◆ Objective
Pictures stay out of the copy. Please reproduce only the lines between the one holding "What seaborn and" and the one holding "plt.rcParams['font.family'] = ['Lato', 'DejaVu", inclusive.

◆ Supplied records
· · ·

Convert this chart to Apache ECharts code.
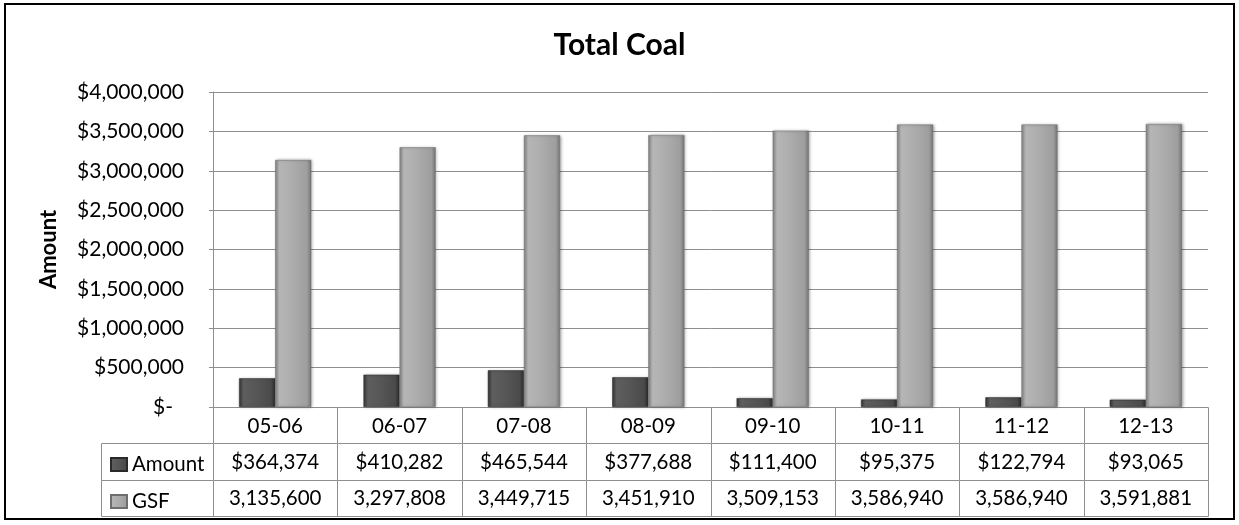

· · ·

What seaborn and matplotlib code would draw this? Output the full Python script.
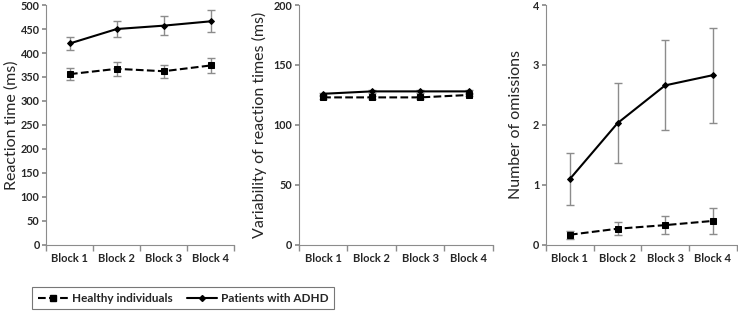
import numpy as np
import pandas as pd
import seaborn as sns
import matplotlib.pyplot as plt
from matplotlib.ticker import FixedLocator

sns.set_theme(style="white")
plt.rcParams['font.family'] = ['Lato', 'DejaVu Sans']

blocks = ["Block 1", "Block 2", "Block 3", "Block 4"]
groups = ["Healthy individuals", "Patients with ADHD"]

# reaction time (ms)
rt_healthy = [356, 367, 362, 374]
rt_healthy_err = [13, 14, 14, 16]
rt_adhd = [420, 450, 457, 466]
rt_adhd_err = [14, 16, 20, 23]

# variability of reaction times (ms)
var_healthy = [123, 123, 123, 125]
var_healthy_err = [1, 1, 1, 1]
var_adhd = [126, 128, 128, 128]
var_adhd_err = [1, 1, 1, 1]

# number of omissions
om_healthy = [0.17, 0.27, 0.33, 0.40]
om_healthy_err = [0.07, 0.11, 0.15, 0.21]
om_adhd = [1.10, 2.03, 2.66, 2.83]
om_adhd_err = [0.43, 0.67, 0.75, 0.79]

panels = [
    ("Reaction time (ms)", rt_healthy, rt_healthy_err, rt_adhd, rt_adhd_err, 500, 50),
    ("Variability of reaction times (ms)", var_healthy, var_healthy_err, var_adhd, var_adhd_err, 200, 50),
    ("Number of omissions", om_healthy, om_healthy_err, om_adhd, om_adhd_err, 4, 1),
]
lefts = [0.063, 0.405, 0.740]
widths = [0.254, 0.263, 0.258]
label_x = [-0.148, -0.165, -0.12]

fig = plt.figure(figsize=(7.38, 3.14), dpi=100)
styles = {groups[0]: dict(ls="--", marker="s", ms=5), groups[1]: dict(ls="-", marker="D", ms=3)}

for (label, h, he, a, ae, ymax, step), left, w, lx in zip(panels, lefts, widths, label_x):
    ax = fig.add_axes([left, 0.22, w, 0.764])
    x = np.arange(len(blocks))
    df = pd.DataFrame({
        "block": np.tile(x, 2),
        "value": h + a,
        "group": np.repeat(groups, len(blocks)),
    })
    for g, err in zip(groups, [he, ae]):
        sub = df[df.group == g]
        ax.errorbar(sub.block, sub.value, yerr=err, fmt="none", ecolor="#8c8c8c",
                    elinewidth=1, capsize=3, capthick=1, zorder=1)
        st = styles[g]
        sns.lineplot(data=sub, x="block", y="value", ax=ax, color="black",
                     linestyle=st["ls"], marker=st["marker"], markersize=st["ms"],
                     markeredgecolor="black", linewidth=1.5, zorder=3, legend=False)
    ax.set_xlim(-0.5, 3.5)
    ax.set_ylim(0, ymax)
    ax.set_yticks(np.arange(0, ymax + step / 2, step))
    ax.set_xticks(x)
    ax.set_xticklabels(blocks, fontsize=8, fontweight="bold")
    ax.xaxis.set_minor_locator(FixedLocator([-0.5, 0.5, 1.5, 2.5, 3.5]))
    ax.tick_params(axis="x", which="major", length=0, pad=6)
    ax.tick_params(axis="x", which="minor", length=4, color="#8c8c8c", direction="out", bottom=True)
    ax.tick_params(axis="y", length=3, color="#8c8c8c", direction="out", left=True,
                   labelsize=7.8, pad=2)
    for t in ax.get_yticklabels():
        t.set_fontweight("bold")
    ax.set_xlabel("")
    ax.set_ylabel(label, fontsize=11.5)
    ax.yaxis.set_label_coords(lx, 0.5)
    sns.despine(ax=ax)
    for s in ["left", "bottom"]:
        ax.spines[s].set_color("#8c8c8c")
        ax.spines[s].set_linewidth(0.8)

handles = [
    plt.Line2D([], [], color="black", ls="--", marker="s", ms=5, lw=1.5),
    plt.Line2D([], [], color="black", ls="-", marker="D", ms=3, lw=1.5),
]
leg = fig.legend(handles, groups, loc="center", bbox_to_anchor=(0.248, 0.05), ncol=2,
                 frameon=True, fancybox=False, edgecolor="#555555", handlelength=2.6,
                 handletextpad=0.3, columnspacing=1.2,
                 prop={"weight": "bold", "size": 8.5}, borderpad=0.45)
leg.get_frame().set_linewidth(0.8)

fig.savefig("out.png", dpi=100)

· · ·

◆ Reply
What seaborn and matplotlib code would draw this? Output the full Python script.
import numpy as np
import pandas as pd
import seaborn as sns
import matplotlib.pyplot as plt
from matplotlib.ticker import FixedLocator

sns.set_theme(style="white")
plt.rcParams['font.family'] = ['Lato', 'DejaVu Sans']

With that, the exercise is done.